Cursos superiores profissionalizantes e cursos técnicos superiores são terminologias que se mostram muito estranhas no contexto brasileiro, por haver uma concepção de que a formação em nível superior é distante ou deveria ser distante, ou ainda que está perigosamente se aproximando da formação de caráter estritamente profissionalizante. O fato é que a formação profissional e tecnológica de nível superior não precisa ser mais estritamente profissionalizante e nem a formação universitária tem se mantido tão distante das exigências do mundo do trabalho, crescentemente internacionalizado.

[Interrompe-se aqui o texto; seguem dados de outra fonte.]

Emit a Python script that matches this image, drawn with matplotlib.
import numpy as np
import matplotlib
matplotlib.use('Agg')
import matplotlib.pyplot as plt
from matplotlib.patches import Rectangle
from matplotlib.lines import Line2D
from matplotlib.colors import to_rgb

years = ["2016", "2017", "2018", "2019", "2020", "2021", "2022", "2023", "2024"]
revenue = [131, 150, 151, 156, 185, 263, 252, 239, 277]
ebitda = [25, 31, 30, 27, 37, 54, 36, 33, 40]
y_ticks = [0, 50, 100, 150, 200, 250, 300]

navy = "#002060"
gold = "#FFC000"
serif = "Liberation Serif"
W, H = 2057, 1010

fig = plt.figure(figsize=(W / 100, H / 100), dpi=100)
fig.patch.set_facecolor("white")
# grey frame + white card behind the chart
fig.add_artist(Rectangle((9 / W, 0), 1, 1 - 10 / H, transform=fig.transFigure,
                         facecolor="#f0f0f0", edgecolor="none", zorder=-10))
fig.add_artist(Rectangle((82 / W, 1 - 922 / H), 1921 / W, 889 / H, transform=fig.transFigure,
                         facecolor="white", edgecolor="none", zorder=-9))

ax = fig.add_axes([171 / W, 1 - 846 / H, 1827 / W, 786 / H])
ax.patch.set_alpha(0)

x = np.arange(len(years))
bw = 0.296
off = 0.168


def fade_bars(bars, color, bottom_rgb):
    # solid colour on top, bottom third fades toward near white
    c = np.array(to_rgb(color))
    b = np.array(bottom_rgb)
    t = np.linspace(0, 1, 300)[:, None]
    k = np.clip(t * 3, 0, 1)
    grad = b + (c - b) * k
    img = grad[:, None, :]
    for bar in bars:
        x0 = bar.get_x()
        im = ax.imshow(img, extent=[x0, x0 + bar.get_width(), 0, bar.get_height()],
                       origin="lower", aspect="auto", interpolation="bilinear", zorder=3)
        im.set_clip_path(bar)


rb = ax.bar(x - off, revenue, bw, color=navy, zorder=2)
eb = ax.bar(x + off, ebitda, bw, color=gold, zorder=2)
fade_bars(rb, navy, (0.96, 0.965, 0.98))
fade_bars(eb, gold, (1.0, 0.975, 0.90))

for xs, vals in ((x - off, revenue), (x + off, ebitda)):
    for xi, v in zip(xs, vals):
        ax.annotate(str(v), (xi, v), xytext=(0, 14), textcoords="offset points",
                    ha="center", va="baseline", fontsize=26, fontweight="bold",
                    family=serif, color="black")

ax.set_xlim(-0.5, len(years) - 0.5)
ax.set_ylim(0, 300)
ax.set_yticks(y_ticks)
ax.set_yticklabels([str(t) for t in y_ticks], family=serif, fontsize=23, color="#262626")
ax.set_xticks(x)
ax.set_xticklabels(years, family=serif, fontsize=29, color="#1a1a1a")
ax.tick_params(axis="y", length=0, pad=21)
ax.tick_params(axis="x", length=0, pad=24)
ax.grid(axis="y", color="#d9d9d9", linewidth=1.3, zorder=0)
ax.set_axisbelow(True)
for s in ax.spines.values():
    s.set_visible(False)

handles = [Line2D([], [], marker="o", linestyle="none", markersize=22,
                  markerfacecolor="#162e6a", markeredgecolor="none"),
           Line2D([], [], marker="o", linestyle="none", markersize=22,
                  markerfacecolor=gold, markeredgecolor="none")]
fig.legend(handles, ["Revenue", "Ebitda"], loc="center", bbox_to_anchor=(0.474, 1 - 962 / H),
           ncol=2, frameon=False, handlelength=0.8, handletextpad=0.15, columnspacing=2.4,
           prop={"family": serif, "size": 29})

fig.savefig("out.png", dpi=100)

Neste artigo, podemos apresentar a trajetória dos cursos superiores de tecnologia associada, principalmente, a uma instituição de ensino superior pública não universitária, o Ceeteps, ao qual estão vinculadas as Faculdades de Tecnologia (Fatec). Desde o fim dos anos 1960, surgiram várias outras instituições públicas e privadas de educação superior que não são universidades e que oferecem cursos superiores de tecnologia nas mais variadas áreas do conhecimento e nas diversas atividades econômicas, colocando novos desafios para esse tipo de formação, que se vê enredada na formação imediata para o mercado de trabalho e se distanciando do que poderia ser sua especificidade, ou seja, a densidade tecnológica. Uma educação tecnológica efetiva, ao se considerar a centralidade da tecnologia na EPT, é uma tarefa ainda a se realizar, mas isso implica em pensar em outros modelos de desenvolvimento.

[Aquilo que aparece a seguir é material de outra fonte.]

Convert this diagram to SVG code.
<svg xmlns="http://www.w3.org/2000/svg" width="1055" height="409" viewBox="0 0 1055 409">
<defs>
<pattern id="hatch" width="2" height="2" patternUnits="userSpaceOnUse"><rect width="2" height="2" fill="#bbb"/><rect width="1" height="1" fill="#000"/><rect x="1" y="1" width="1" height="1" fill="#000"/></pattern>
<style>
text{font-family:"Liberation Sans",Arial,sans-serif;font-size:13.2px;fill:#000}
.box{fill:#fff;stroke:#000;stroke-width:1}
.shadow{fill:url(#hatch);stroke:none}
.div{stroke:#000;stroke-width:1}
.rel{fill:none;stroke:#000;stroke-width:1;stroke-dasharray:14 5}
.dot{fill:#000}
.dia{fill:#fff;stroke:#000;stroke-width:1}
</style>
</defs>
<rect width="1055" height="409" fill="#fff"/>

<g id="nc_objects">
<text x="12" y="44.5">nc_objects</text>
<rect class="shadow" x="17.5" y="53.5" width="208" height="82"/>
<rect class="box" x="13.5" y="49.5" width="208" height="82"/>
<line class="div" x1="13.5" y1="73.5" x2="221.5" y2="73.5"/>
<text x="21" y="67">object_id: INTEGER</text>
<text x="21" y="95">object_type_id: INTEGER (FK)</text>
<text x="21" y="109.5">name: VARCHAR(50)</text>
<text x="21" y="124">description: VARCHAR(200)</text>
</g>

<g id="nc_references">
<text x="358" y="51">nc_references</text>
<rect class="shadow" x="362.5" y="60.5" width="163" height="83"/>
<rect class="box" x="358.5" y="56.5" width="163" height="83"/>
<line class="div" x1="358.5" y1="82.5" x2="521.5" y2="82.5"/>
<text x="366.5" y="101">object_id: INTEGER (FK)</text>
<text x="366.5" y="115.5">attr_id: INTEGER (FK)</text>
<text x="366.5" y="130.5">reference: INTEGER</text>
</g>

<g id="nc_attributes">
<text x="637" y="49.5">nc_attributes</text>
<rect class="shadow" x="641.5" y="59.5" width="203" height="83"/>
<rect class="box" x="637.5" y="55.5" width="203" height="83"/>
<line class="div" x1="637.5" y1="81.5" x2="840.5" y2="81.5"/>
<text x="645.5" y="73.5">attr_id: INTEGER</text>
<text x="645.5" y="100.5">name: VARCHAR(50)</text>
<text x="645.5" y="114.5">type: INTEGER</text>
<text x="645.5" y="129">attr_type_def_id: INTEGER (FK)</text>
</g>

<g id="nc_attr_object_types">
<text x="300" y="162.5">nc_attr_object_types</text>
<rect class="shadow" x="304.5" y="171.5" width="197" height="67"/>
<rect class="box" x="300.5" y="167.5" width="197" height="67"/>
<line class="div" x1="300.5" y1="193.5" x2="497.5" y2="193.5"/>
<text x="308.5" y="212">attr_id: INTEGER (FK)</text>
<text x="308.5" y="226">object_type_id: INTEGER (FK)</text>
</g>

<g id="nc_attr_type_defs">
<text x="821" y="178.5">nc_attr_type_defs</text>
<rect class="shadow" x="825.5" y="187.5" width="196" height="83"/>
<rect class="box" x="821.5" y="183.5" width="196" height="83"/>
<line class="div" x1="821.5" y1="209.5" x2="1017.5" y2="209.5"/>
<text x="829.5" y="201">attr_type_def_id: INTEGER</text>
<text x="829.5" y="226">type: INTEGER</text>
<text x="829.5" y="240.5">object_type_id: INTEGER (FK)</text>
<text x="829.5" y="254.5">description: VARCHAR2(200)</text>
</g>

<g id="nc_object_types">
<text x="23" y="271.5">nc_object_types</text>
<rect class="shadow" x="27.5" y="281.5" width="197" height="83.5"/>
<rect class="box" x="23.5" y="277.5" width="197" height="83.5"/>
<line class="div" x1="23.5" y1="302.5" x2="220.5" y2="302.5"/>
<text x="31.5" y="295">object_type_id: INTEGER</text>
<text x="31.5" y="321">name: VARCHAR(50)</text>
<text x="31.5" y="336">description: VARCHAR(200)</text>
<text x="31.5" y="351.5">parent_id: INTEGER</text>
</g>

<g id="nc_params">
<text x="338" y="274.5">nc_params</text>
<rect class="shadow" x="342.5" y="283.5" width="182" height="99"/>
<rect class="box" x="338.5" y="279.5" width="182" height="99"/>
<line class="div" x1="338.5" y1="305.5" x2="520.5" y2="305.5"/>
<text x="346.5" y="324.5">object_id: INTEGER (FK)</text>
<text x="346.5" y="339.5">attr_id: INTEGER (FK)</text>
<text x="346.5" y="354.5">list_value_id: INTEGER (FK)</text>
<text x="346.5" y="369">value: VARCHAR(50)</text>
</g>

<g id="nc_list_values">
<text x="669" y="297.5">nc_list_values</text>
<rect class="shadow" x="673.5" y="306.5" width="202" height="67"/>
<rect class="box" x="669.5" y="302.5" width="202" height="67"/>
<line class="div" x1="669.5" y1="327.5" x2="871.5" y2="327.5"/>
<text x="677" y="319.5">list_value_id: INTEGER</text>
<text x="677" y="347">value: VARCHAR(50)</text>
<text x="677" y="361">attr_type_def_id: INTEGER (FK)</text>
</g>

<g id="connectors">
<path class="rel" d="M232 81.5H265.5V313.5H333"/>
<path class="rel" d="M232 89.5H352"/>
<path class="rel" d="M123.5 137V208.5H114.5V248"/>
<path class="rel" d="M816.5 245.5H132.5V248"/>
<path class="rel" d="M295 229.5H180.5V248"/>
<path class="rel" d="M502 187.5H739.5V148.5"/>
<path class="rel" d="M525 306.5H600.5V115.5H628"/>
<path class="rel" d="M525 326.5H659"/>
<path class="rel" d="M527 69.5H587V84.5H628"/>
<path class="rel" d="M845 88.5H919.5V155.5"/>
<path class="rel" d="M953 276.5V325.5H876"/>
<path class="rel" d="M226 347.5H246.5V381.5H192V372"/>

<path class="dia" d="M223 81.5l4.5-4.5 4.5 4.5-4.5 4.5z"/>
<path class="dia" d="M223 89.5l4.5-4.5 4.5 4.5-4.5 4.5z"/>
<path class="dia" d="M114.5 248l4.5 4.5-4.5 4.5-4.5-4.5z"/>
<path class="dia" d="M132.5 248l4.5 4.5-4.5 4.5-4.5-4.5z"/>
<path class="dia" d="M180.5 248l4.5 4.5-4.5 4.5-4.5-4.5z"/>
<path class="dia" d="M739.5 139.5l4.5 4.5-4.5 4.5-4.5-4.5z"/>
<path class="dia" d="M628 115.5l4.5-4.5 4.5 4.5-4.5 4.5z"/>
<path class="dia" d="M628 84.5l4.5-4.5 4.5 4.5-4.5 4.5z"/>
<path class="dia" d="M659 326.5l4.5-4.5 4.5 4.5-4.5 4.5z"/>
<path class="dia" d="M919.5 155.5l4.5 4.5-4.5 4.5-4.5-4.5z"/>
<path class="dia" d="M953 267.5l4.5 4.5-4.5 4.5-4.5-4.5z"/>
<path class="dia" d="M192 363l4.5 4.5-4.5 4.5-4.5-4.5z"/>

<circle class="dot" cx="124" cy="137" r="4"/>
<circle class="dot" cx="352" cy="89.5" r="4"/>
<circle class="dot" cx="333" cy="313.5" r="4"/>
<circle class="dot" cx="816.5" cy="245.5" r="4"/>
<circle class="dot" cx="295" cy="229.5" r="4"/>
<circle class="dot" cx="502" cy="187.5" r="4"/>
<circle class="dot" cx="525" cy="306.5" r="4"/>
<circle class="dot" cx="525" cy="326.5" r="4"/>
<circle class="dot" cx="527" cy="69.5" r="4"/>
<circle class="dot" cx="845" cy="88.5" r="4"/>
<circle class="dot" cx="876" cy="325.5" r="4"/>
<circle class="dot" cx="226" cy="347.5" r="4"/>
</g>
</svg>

A multiplicação de instituições privadas de ensino superior e a expansão das redes estaduais de EPT no formato não universitário trouxeram formatos institucionais bem distantes daquela ideia inicial de centros tecnológicos, como foi, por exemplo, a aposta no Ceeteps.
Na época do seu surgimento, os cursos superiores de tecnologia estavam alinhados ao nacional-desenvolvimentismo profundamente marcado pela influência norte-americana. Esse cenário fez surgir uma instituição como o Ceeteps, que era pensada pelos seus primeiros atores como um grande centro tecnológico. Acontecendo a expansão da EPT, a formação dos tecnólogos teve novos contornos ao ser ampliada às mais variadas áreas do conhecimento e setores da atividade produtiva, fazendo-se necessário repensar a natureza e o sentido dessa formação já distanciada de uma formação tecnicista, mas longe de ser tecnológica, no sentido que damos a esse termo ao longo do nosso estudo. Percebe-se que há um problema de fundo a ser investigado, que é a polissemia das palavras tecnologia e tecnológico quando aplicadas à formação profissional. O que significava formar efetivamente um grande centro tecnológico formador de tecnólogos no fim dos anos 1960? Que sentido foi dado a isso ao longo da implementação e consolidação dos cursos superiores de tecnologia? Certamente a resposta a essas questões estão muito distantes do que se pode propor, como o protagonismo do Brasil em cenários regionais e internacionais do ponto de vista tecnocientífico.
Com o fenômeno da globalização e a expansão da oferta educativa pública de EPT em nível estadual e municipal nos anos 2000, vislumbrou-se, para os cursos de tecnologia e as instituições que oferecem esses cursos, um lugar estratégico diante da internacionalização da ciência e da tecnologia nacional. A tentativa era de garantir o estímulo às pesquisas geradoras de inovação e o compromisso com a formação de novos quadros de trabalhadores em geral e pesquisadores que, internacionalizados, poderiam contribuir com a inserção regional e mundial do país. Com as reformulações educacionais e institucionais em curso em parte marcadas pela Reforma do Ensino Médio de 2017 e o corte de gastos para as universidades, vê-se uma tendência considerável em continuar a internacionalização da educação em um sentido que pouco resulta para além das experiências multiculturais dos sujeitos.
O espírito da profissionalização atravessa toda a trajetória escolar, em que inovação e empreendedorismo se tornam valores educacionais já nos primeiros anos da escola, inclusive sofrendo influências de organismos internacionais. Mas esse espírito da profissionalização, que não mais nos permite separar de forma simplista uma formação propedêutica de uma formação profissional, também não nos impede de reconhecer a especificidade dos sistemas ou arranjos educacionais voltados para a educação profissional e tecnológica, que, passados os anos de expansão, veem-se em novos enfrentamentos diante da internacionalização da educação e, ao mesmo tempo, perante a precarização do trabalho e da própria concepção de formação técnica e tecnológica, restrita à simples qualificação profissional, dissociada do processo de escolarização. Ao mesmo tempo que verificamos a existência há 50 anos dos cursos superiores de tecnologia e o surgimento e ampliação da pós-graduação na modalidade profissional, pode-se perceber as políticas educacionais em curso sendo voltadas para a qualificação, visando à inserção imediata do egresso no mercado de trabalho, a despeito do seu nível de escolaridade.